No novo documento, os 15 deixaram claro a necessidade de ser estabelecido um novo esquema de asilo. Entre 1999 e 2000, os governos europeus receberam 315 mil petições de asilo, mas apenas 27,5 mil foram concedidas. Países como o Reino Unido, a Alemanha e a Bélgica são os times mais solicitados e os que agora mais pressionam pela expulsão de campo dos ilegais. Em 2000, o governo britânico regularizou a situação de 30 mil refugiados que chegaram à terra dos hooligans antes de 1995. Mas ainda existem mais de 50 mil em situação irregular. Para quem cansar de ficar na arquibancanda esperando uma permissão para ficar e optar pelo “retorno voluntário”, a UE tem planos. Parte dos 60 milhões de euros que a Comissão Européia deverá destinar em julho para resolver os impasses da imigração será para ajudar os que quiserem voltar para casa “voluntariamente” e a outra parte da bolada vai ajudar os governos dos países de origem. Mas ainda há os que insistem nas expulsões de campo. “Deve haver um pacto de readmissão entre a UE e os países geradores de imigrantes com punições para seu descumprimento”, ameaçou o primeiro-ministro italiano, Silvio Berlusconi.

Os conservadores e a extrema-direita, que cresceram em eleições recentes em países tolerantes como a França, a Dinamarca e a Holanda, são as que mais pressionam para que haja políticas de restrições à entrada de imigrantes.

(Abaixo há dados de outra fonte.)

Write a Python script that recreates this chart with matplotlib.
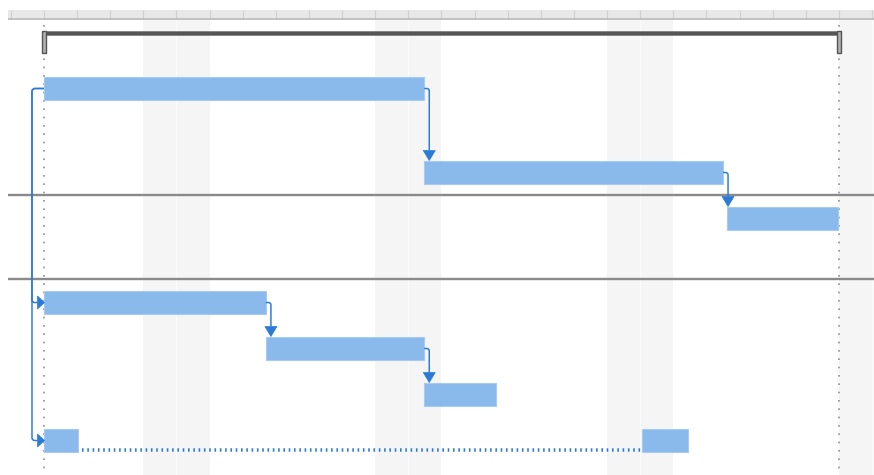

Mas então o que foi que aconteceu com os centro-avantes Tony Blair e Gerhard Schröeder (primeiro-ministro alemão)? Assim como sua seleção na Copa, Blair vinha goleando nas últimas sessões da UE, mas tornou-se um fiasco ao adotar as medidas da centro-direita, embarcando na onda xenófoba dos líderes europeus populistas e racistas, como o do candidato às eleições presidenciais da França, Jean-Marie Le Pen. Blair teme que esse time de direita o jogue para escanteio e, por isso, tentou sair por cima com um gol de bicicleta. Mas chutou longe. Jacques Chirac sabiamente declarou que sua proposta de impor sanções contra os países pobres tem grandes chances de ser “contraproducente”. Schröeder é outro que teme nem chegar perto da grande área nas eleições de setembro, e por isso a tentação populista, uma vez que 80% dos europeus acreditam que esse é o principal problema de seus países.